### Source code of charts
-- Start --
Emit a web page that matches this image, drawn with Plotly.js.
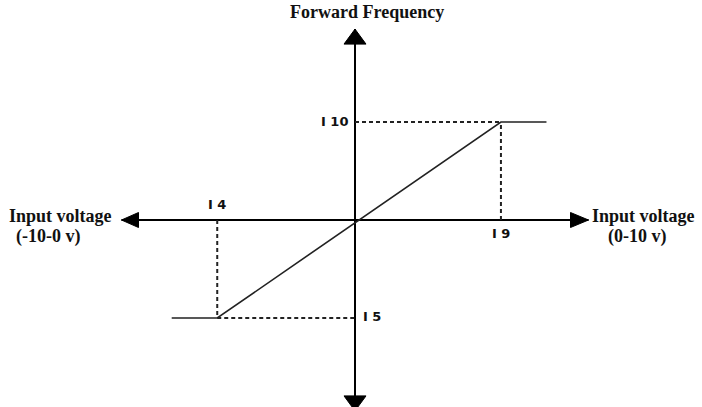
<!DOCTYPE html>
<html>
<head>
<meta charset="utf-8">
<script src="https://cdn.plot.ly/plotly-3.0.1.min.js"></script>
<style>html,body{margin:0;padding:0;background:#fff;}#chart{width:702px;height:407px;}</style>
</head>
<body>
<div id="chart"></div>
<script>
// ---- data ----
const kneeX = [-5.9, 6.25];        // I4 (negative side), I9 (positive side) input voltage
const kneeY = [-50, 50];           // I5 (low), I10 (high) frequency
const endX = [-7.85, 8.2];         // ends of the flat saturation segments
const axisX = [-10, 10];           // horizontal axis extent (arrow tips)
const axisY = [-97.4, 97.4];       // vertical axis extent (arrow tips)
const kneeLabels = ['I 4', 'I 9', 'I 5', 'I 10'];
const axisTitles = ['Forward Frequency', 'Input voltage', '(-10-0 v)', 'Input voltage', '(0-10 v)'];

const W = 702, H = 407;
const xr = [-355 / 23.35, 347 / 23.35];
const yr = [-187 / 1.96, 220 / 1.96];

const black = '#000';
const traces = [];
// axes
traces.push({x: axisX, y: [0, 0], mode: 'lines', line: {color: black, width: 2}, hoverinfo: 'skip'});
traces.push({x: [0, 0], y: axisY, mode: 'lines', line: {color: black, width: 2}, hoverinfo: 'skip'});
// dashed guides
const dash = {color: '#222', width: 2, dash: '4px,3px'};
traces.push({x: [kneeX[1], kneeX[1]], y: [0, kneeY[1]], mode: 'lines', line: dash, hoverinfo: 'skip'});
traces.push({x: [0, kneeX[1]], y: [kneeY[1], kneeY[1]], mode: 'lines', line: dash, hoverinfo: 'skip'});
traces.push({x: [kneeX[0], kneeX[0]], y: [0, kneeY[0]], mode: 'lines', line: dash, hoverinfo: 'skip'});
traces.push({x: [kneeX[0], 0], y: [kneeY[0], kneeY[0]], mode: 'lines', line: dash, hoverinfo: 'skip'});
// characteristic curve
traces.push({
  x: [endX[0], kneeX[0], kneeX[1], endX[1]],
  y: [kneeY[0], kneeY[0], kneeY[1], kneeY[1]],
  mode: 'lines', line: {color: '#222', width: 1.6}, hoverinfo: 'skip'
});

// arrowheads (pixel-sized shapes anchored at the axis tips)
function head(xa, ya, path) {
  return {type: 'path', xref: 'x', yref: 'y', xsizemode: 'pixel', ysizemode: 'pixel',
          xanchor: xa, yanchor: ya, path: path, fillcolor: black, line: {color: black, width: 1}};
}
const shapes = [
  head(0, axisY[1], 'M0,0L-11,-15L11,-15Z'),
  head(0, axisY[0], 'M0,0L-11,15L11,15Z'),
  head(axisX[0], 0, 'M0,0L17,7.5L17,-7.5Z'),
  head(axisX[1], 0, 'M0,0L-18,7.5L-18,-7.5Z')
];

const numFont = {family: 'DejaVu Sans', size: 13, color: '#111', weight: 'bold'};
const serif = {family: 'Liberation Serif', size: 18, color: '#111', weight: 'bold'};
const annotations = [
  {x: kneeX[0], y: 0, xref: 'x', yref: 'y', text: kneeLabels[0], showarrow: false, yshift: 16, font: numFont},
  {x: kneeX[1], y: 0, xref: 'x', yref: 'y', text: kneeLabels[1], showarrow: false, yshift: -13, font: numFont},
  {x: 0, y: kneeY[0], xref: 'x', yref: 'y', text: kneeLabels[2], showarrow: false, xanchor: 'left', xshift: 6, yshift: 2, font: numFont},
  {x: 0, y: kneeY[1], xref: 'x', yref: 'y', text: kneeLabels[3], showarrow: false, xanchor: 'right', xshift: -5, yshift: 1, font: numFont},
  {x: 0, y: 1, xref: 'x', yref: 'paper', text: axisTitles[0], showarrow: false, xshift: 12, yanchor: 'top', yshift: 0, font: serif},
  {x: 7 / W, y: 1 - 216 / H, xref: 'paper', yref: 'paper', text: axisTitles[1], showarrow: false, xanchor: 'left', font: serif},
  {x: 14 / W, y: 1 - 236 / H, xref: 'paper', yref: 'paper', text: axisTitles[2], showarrow: false, xanchor: 'left', font: serif},
  {x: 590 / W, y: 1 - 216 / H, xref: 'paper', yref: 'paper', text: axisTitles[3], showarrow: false, xanchor: 'left', font: serif},
  {x: 606 / W, y: 1 - 236 / H, xref: 'paper', yref: 'paper', text: axisTitles[4], showarrow: false, xanchor: 'left', font: serif}
];

const layout = {
  width: W, height: H,
  margin: {l: 0, r: 0, t: 0, b: 0},
  paper_bgcolor: '#fff', plot_bgcolor: '#fff',
  showlegend: false,
  xaxis: {range: xr, visible: false, fixedrange: true},
  yaxis: {range: yr, visible: false, fixedrange: true},
  shapes: shapes,
  annotations: annotations
};
Plotly.newPlot('chart', traces, layout, {staticPlot: true, displayModeBar: false});
</script>
</body>
</html>
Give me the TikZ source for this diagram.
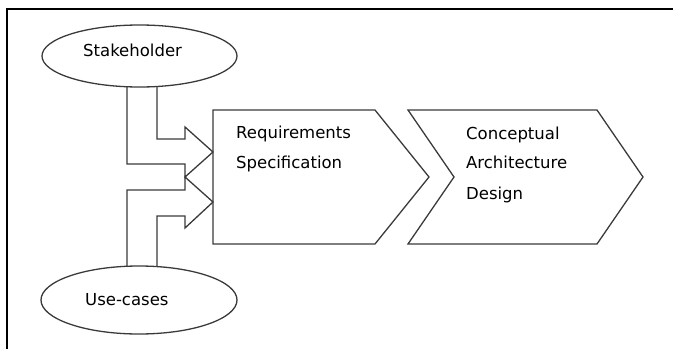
-- End --
### Set task
Reproduce each line exactly, please, except for any pictures.

### Result below
Emit a web page that matches this image, drawn with Plotly.js.
<!DOCTYPE html>
<html>
<head>
<meta charset="utf-8">
<script src="https://cdn.plot.ly/plotly-3.0.1.min.js"></script>
<style>html,body{margin:0;padding:0;background:#fff;}#chart{width:702px;height:407px;}</style>
</head>
<body>
<div id="chart"></div>
<script>
// ---- data ----
const kneeX = [-5.9, 6.25];        // I4 (negative side), I9 (positive side) input voltage
const kneeY = [-50, 50];           // I5 (low), I10 (high) frequency
const endX = [-7.85, 8.2];         // ends of the flat saturation segments
const axisX = [-10, 10];           // horizontal axis extent (arrow tips)
const axisY = [-97.4, 97.4];       // vertical axis extent (arrow tips)
const kneeLabels = ['I 4', 'I 9', 'I 5', 'I 10'];
const axisTitles = ['Forward Frequency', 'Input voltage', '(-10-0 v)', 'Input voltage', '(0-10 v)'];

const W = 702, H = 407;
const xr = [-355 / 23.35, 347 / 23.35];
const yr = [-187 / 1.96, 220 / 1.96];

const black = '#000';
const traces = [];
// axes
traces.push({x: axisX, y: [0, 0], mode: 'lines', line: {color: black, width: 2}, hoverinfo: 'skip'});
traces.push({x: [0, 0], y: axisY, mode: 'lines', line: {color: black, width: 2}, hoverinfo: 'skip'});
// dashed guides
const dash = {color: '#222', width: 2, dash: '4px,3px'};
traces.push({x: [kneeX[1], kneeX[1]], y: [0, kneeY[1]], mode: 'lines', line: dash, hoverinfo: 'skip'});
traces.push({x: [0, kneeX[1]], y: [kneeY[1], kneeY[1]], mode: 'lines', line: dash, hoverinfo: 'skip'});
traces.push({x: [kneeX[0], kneeX[0]], y: [0, kneeY[0]], mode: 'lines', line: dash, hoverinfo: 'skip'});
traces.push({x: [kneeX[0], 0], y: [kneeY[0], kneeY[0]], mode: 'lines', line: dash, hoverinfo: 'skip'});
// characteristic curve
traces.push({
  x: [endX[0], kneeX[0], kneeX[1], endX[1]],
  y: [kneeY[0], kneeY[0], kneeY[1], kneeY[1]],
  mode: 'lines', line: {color: '#222', width: 1.6}, hoverinfo: 'skip'
});

// arrowheads (pixel-sized shapes anchored at the axis tips)
function head(xa, ya, path) {
  return {type: 'path', xref: 'x', yref: 'y', xsizemode: 'pixel', ysizemode: 'pixel',
          xanchor: xa, yanchor: ya, path: path, fillcolor: black, line: {color: black, width: 1}};
}
const shapes = [
  head(0, axisY[1], 'M0,0L-11,-15L11,-15Z'),
  head(0, axisY[0], 'M0,0L-11,15L11,15Z'),
  head(axisX[0], 0, 'M0,0L17,7.5L17,-7.5Z'),
  head(axisX[1], 0, 'M0,0L-18,7.5L-18,-7.5Z')
];

const numFont = {family: 'DejaVu Sans', size: 13, color: '#111', weight: 'bold'};
const serif = {family: 'Liberation Serif', size: 18, color: '#111', weight: 'bold'};
const annotations = [
  {x: kneeX[0], y: 0, xref: 'x', yref: 'y', text: kneeLabels[0], showarrow: false, yshift: 16, font: numFont},
  {x: kneeX[1], y: 0, xref: 'x', yref: 'y', text: kneeLabels[1], showarrow: false, yshift: -13, font: numFont},
  {x: 0, y: kneeY[0], xref: 'x', yref: 'y', text: kneeLabels[2], showarrow: false, xanchor: 'left', xshift: 6, yshift: 2, font: numFont},
  {x: 0, y: kneeY[1], xref: 'x', yref: 'y', text: kneeLabels[3], showarrow: false, xanchor: 'right', xshift: -5, yshift: 1, font: numFont},
  {x: 0, y: 1, xref: 'x', yref: 'paper', text: axisTitles[0], showarrow: false, xshift: 12, yanchor: 'top', yshift: 0, font: serif},
  {x: 7 / W, y: 1 - 216 / H, xref: 'paper', yref: 'paper', text: axisTitles[1], showarrow: false, xanchor: 'left', font: serif},
  {x: 14 / W, y: 1 - 236 / H, xref: 'paper', yref: 'paper', text: axisTitles[2], showarrow: false, xanchor: 'left', font: serif},
  {x: 590 / W, y: 1 - 216 / H, xref: 'paper', yref: 'paper', text: axisTitles[3], showarrow: false, xanchor: 'left', font: serif},
  {x: 606 / W, y: 1 - 236 / H, xref: 'paper', yref: 'paper', text: axisTitles[4], showarrow: false, xanchor: 'left', font: serif}
];

const layout = {
  width: W, height: H,
  margin: {l: 0, r: 0, t: 0, b: 0},
  paper_bgcolor: '#fff', plot_bgcolor: '#fff',
  showlegend: false,
  xaxis: {range: xr, visible: false, fixedrange: true},
  yaxis: {range: yr, visible: false, fixedrange: true},
  shapes: shapes,
  annotations: annotations
};
Plotly.newPlot('chart', traces, layout, {staticPlot: true, displayModeBar: false});
</script>
</body>
</html>
Give me the TikZ source for this diagram.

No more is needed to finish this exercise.